Most people don’t think of cast iron skillets, calendars, reins, or shoes as holy objects. Laurie Brock, however, definitely does.
“Items of sacredness carry the story of how we are as humans, the stories of relationships with God and each other," says Brock, author of Souvenirs of the Holy: Encountering God Through Everyday Objects (Broadleaf, Oct. 21). The step that people miss when they look at those old skillets, according to Brock, is "also seeing the great aunts who cooked with them.”
An Episcopal priest who ministers in Lexington, Ky., Brock talks of how objects are memory keepers, allowing us to hold memories via the object that we can’t always hold ourselves. “Memories are sacred things and make up the fullness of who we are,” she says.
Souvenirs of the Holy moves beyond objects into the ways these things can speak into our lives. Chapters have titles such as: "Bread Crumbs: Things That Speak of Worth"; "Garden Shears: Things That Speak of Pruning"; and "Portraits: Things That Speak of Melancholy."
“Not all the things I talk about bring back good memories,” says Brock. “That’s part of sacredness, too.

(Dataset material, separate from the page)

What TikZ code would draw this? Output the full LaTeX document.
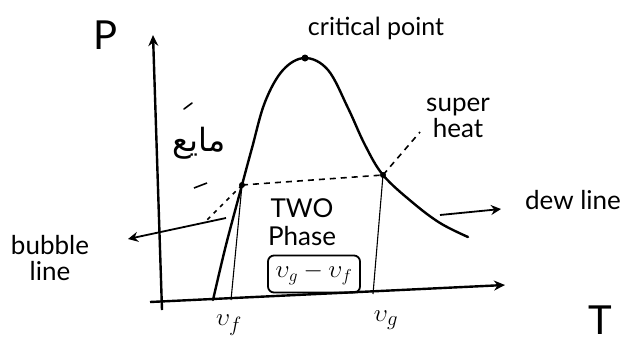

Jesus never says ‘Follow me and everything will be great.’ He says, ‘The truth will set you free.’ We can celebrate, mourn, and learn from objects.”
Brock is quick to note that not every object is sacred; sometimes a thing is just a thing—and there is nothing wrong with that. But then, we might ask ourselves why we’re holding on to particular things.
“Are we letting a thing hold something it doesn’t need to hold? When we keep things, what are we trying to keep?” she asks. “Someone gives us a gift, but it isn’t who we are. But we keep it. What are we letting that thing represent?”
Brock remembers her Southern Baptist upbringing and how that tradition had a “clear delineation on what was sacred and what was secular.” During college, she became disenchanted with the Southern Baptist religion. Then, during law school, she visited an Episcopal church and talked to the pastor who said he didn’t know the answer to her question about where Satan came from. She had never heard a church leader admit to not knowing such a thing. She became an Episcopal priest in 2002 and never looked back.
“There’s not a day goes by that I don’t appreciate that I’m a priest,” she says.
Ultimately, Brock finds those things that point to some part of God such as mercy or grace—which can be 60,000-feet high concepts—and turns them into tactile learning opportunities. “I want to empower readers to know they have permission to look around home or workplace and be in dialogue with items they hold dear, to recognize they have power and permission to engage in the dialogue of faith,” she says, adding, “We are tangible critters. Sometimes I just need to hold something in my hand.”